Robert had married Janet Nicol in 1853 and John was the eldest of a family of 6. He trained as a draughtsman by profession, and sketched as a hobby:
“I started it before penny postcards became popular. I went about the town for a bit, drawing and sketching, and in the end had a book with over a hundred drawings and paintings of various parts of the town”
(‘Painted 10,000 pictures of St Andrews’ from The Peoples Journal, 19 January 1935.)
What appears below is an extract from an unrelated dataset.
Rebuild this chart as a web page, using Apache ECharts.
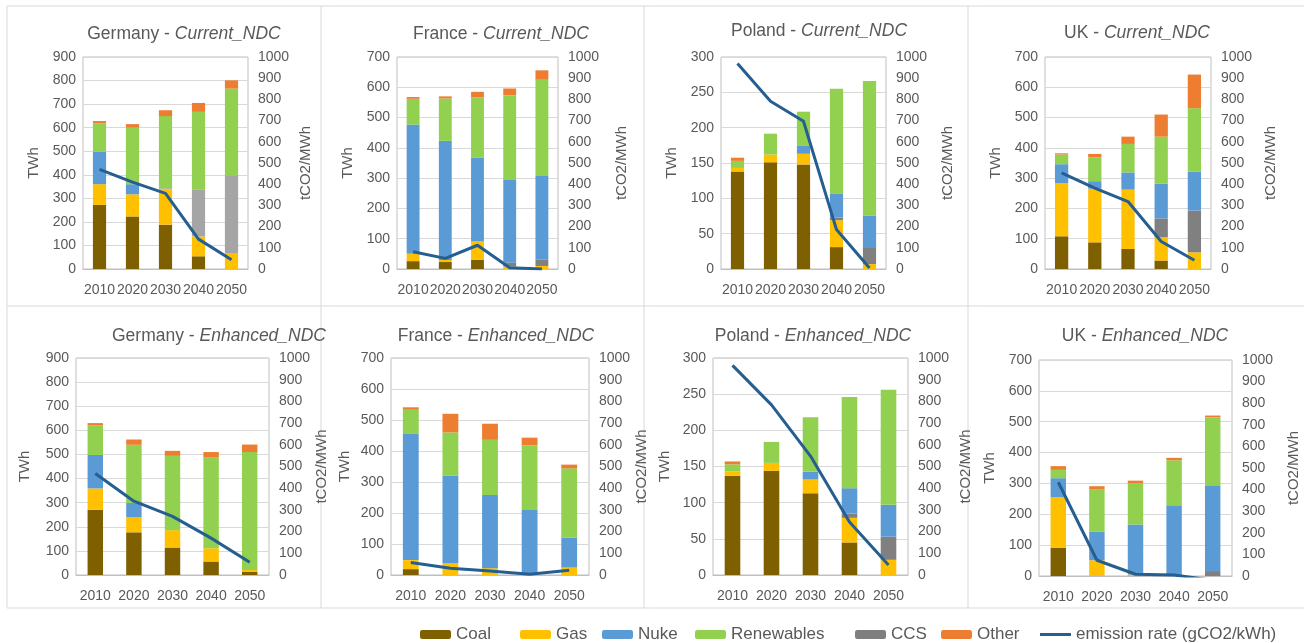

The sketchbook includes views of St Andrews, the harbour, the cathedral, the castle, Pends, towers in the Abbey wall, Madras College, university buildings, churches, golf course, and the coastline. He added notes on the history of buildings in St Andrews opposite the sketches. There is an index of the paintings at back. Possibly the bedroom drawn inside the front cover may be John’s own room. His other talents were for engraving, particularly engraving The Lord’s Prayer onto a threepenny piece, and for meticulous drawings of Willow Pattern china, followed by a description of the story which was unfolding on each cup and saucer. The St Andrews Preservation Trust holds other works by Bonthron.
He spent his last years in Gibson House, Argyle Street, and died on 12 December 1935.